O que leva um homem a crer que pode se impor sexualmente a uma mulher? A saia curta? O batom vermelho? O decote? A maneira como uma mulher se veste não dá a ninguém o direito de invasão do seu espaço e isto inclui as “cantadas” tão defendidas na nossa sociedade como “apenas elogios”. A juventude, a beleza, o sorriso ou o jeito de andar de Viviane, nada disso era convite para estupro. Nada.

Há rumores de que os colegas de trabalho dela fizeram uma aposta para ver quem transaria com a estagiária primeiro. Isso ainda não é um fato concretizado pela polícia, mas a simples ideia de que algo tão podre, vil e sem escrúpulos tenha acontecido é suficiente para causar nessa que vos escreve as sensações mais primitivas que um ser humano é capaz de ter.

Troféu.

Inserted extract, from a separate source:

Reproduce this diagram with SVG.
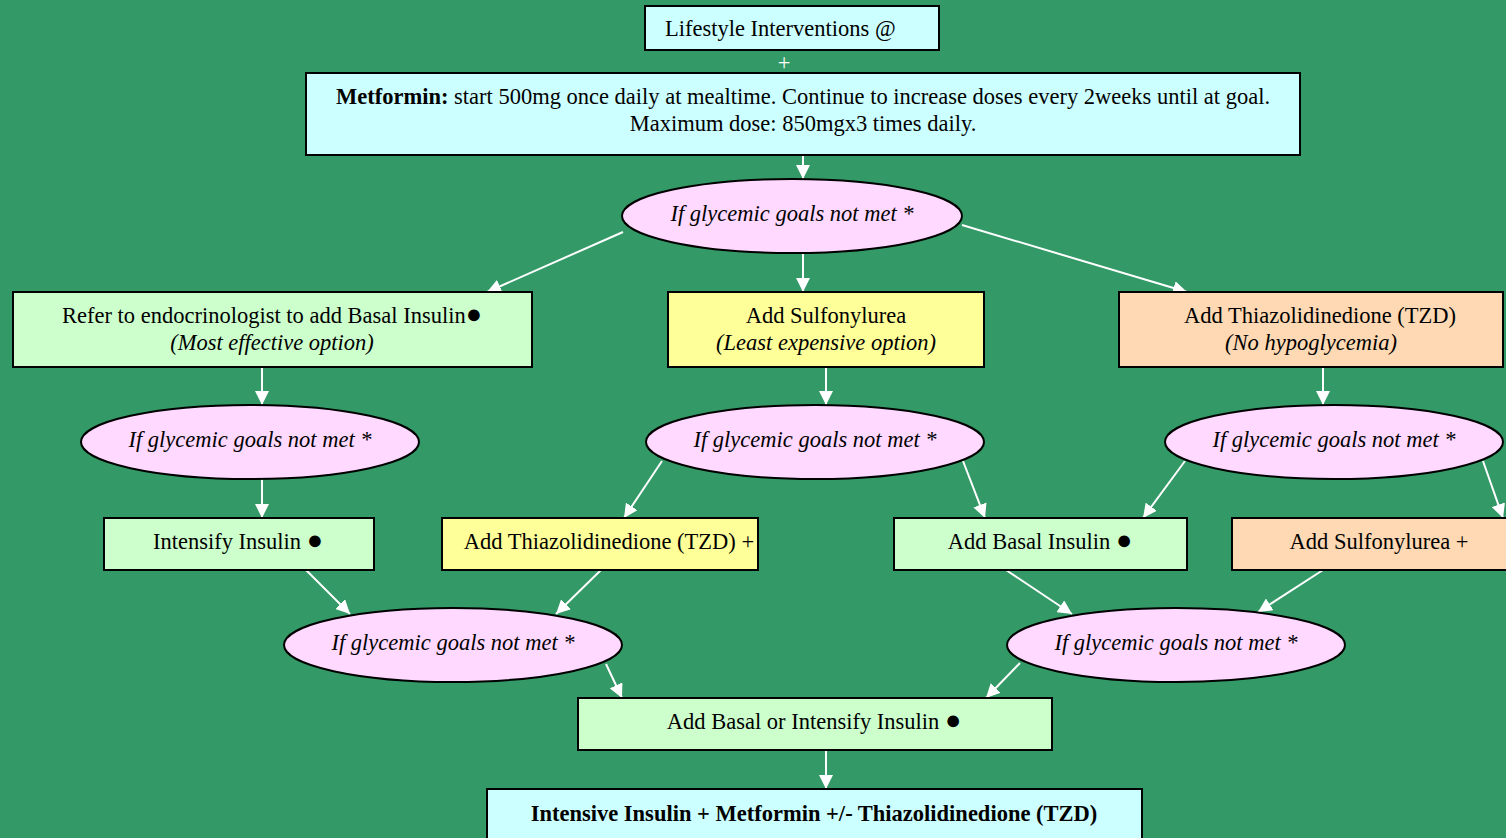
<svg xmlns="http://www.w3.org/2000/svg" width="1506" height="838" viewBox="0 0 1506 838">
<defs>
<marker id="ah" viewBox="0 0 10 10" refX="10" refY="5" markerWidth="14" markerHeight="14" markerUnits="userSpaceOnUse" orient="auto">
<path d="M0,0 L10,5 L0,10 z" fill="#ffffff"/>
</marker>
<style>
text{font-family:"Liberation Serif","Times New Roman",serif;font-size:22.5px;fill:#000;text-anchor:middle}
.b{stroke:#000;stroke-width:2}
.cy{fill:#ccffff}.gr{fill:#ccffcc}.ye{fill:#ffff99}.pe{fill:#ffd9b3}.pk{fill:#ffd9ff}
.i{font-style:italic}
.d{font-size:27px}
.c line{stroke:#fff;stroke-width:2;marker-end:url(#ah)}
</style>
</defs>
<rect width="1506" height="838" fill="#339966"/>
<g class="c" id="connectors">
<line x1="803" y1="155" x2="803" y2="179"/>
<line x1="623" y1="232" x2="487" y2="292"/>
<line x1="803" y1="253" x2="803" y2="292"/>
<line x1="962" y1="225" x2="1187" y2="292"/>
<line x1="262" y1="367" x2="262" y2="405"/>
<line x1="826" y1="367" x2="826" y2="405"/>
<line x1="1323" y1="367" x2="1323" y2="405"/>
<line x1="262" y1="479" x2="262" y2="518"/>
<line x1="662" y1="461" x2="624" y2="518"/>
<line x1="963" y1="461" x2="985" y2="518"/>
<line x1="1185" y1="461" x2="1143" y2="518"/>
<line x1="1483" y1="461" x2="1503" y2="518"/>
<line x1="306" y1="570" x2="350" y2="614"/>
<line x1="601" y1="570" x2="556" y2="614"/>
<line x1="1006" y1="570" x2="1072" y2="614"/>
<line x1="1323" y1="570" x2="1258" y2="612"/>
<line x1="606" y1="664" x2="622" y2="698"/>
<line x1="1020" y1="663" x2="986" y2="698"/>
<line x1="826" y1="750" x2="826" y2="789"/>
</g>
<text x="784" y="70" style="fill:#fff">+</text>
<g id="lifestyle"><rect x="645" y="6" width="294" height="44" class="b cy"/><text x="665" y="36" style="text-anchor:start">Lifestyle Interventions @</text></g>
<g id="metformin"><rect x="306" y="73" width="994" height="82" class="b cy"/>
<text x="803" y="104"><tspan font-weight="bold">Metformin:</tspan> start 500mg once daily at mealtime. Continue to increase doses every 2weeks until at goal.</text>
<text x="803" y="131">Maximum dose: 850mgx3 times daily.</text></g>
<g id="q1"><ellipse cx="792" cy="216" rx="170" ry="37" class="b pk"/><text x="792" y="221" class="i">If glycemic goals not met *</text></g>
<g id="refer"><rect x="13" y="292" width="519" height="75" class="b gr"/><text x="272" y="323">Refer to endocrinologist to add Basal Insulin<tspan class="d">●</tspan></text><text x="272" y="350" class="i">(Most effective option)</text></g>
<g id="sulfo"><rect x="668" y="292" width="316" height="75" class="b ye"/><text x="826" y="323">Add Sulfonylurea</text><text x="826" y="350" class="i">(Least expensive option)</text></g>
<g id="tzd"><rect x="1119" y="292" width="384" height="75" class="b pe"/><text x="1320" y="323">Add Thiazolidinedione (TZD)</text><text x="1311" y="350" class="i">(No hypoglycemia)</text></g>
<g id="q2l"><ellipse cx="250" cy="442" rx="169" ry="37" class="b pk"/><text x="250" y="447" class="i">If glycemic goals not met *</text></g>
<g id="q2m"><ellipse cx="815" cy="442" rx="169" ry="37" class="b pk"/><text x="815" y="447" class="i">If glycemic goals not met *</text></g>
<g id="q2r"><ellipse cx="1334" cy="442" rx="169" ry="37" class="b pk"/><text x="1334" y="447" class="i">If glycemic goals not met *</text></g>
<g id="intensify"><rect x="104" y="518" width="270" height="52" class="b gr"/><text x="238" y="549">Intensify Insulin <tspan class="d">●</tspan></text></g>
<g id="addtzd"><rect x="442" y="518" width="316" height="52" class="b ye"/><text x="609" y="549">Add Thiazolidinedione (TZD) +</text></g>
<g id="addbasal"><rect x="894" y="518" width="293" height="52" class="b gr"/><text x="1040" y="549">Add Basal Insulin <tspan class="d">●</tspan></text></g>
<g id="addsulfo"><rect x="1232" y="518" width="290" height="52" class="b pe"/><text x="1379" y="549">Add Sulfonylurea +</text></g>
<g id="q3l"><ellipse cx="453" cy="645" rx="169" ry="37" class="b pk"/><text x="453" y="650" class="i">If glycemic goals not met *</text></g>
<g id="q3r"><ellipse cx="1176" cy="645" rx="169" ry="37" class="b pk"/><text x="1176" y="650" class="i">If glycemic goals not met *</text></g>
<g id="basalor"><rect x="578" y="698" width="474" height="52" class="b gr"/><text x="814" y="729">Add Basal or Intensify Insulin <tspan class="d">●</tspan></text></g>
<g id="final"><rect x="487" y="789" width="655" height="70" class="b cy"/><text x="814" y="821" font-weight="bold">Intensive Insulin + Metformin +/- Thiazolidinedione (TZD)</text></g>
</svg>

Se a tal aposta for verdade, foi nisso que a vida de uma pessoa se transformou. Claro, a intenção dos coitadinhos nunca foi matar a moça, não diretamente. A intenção era matar a consciência, o amor próprio, o respeito. A intenção era quebrar, violar, rasgar, invadir e depois colher os louros da glória espalhando no ambiente de trabalho que já transou com a estagiária, sem esquecer de contar ou inventar os detalhes mais sórdidos na tentativa clara de desmoralizar e humilhar. Isso por si só já é uma morte.

Viviane não estava viva quando saltou daquela sacada.

A mãe revelou à polícia recentemente que a filha havia lhe contado que o chefe a assediava sexualmente. Pergunto-me se os familiares sabiam do assédio e a vítima mencionou o estupro ainda em vida, por que somente semanas depois, quando uma carta mencionando novamente o estupro foi encontrada entre as coisas de Viviane, a polícia mudou o rumo das investigações? Por que ninguém falou nada antes?

Quem ou o que causou esse silêncio?

O crime já aconteceu há mais de um mês e as provas de um estupro ainda não foram encontradas, porque nunca foram procuradas antes. Não houve a denúncia em tempo hábil. As cartas, a roupa da festa, o notebook e o celular já estão nas mãos da perícia. Aguardemos então pela justiça, aquela pela qual Viviane estudou e trabalhou para um dia defender. E vamos ver se ela acontece desta vez.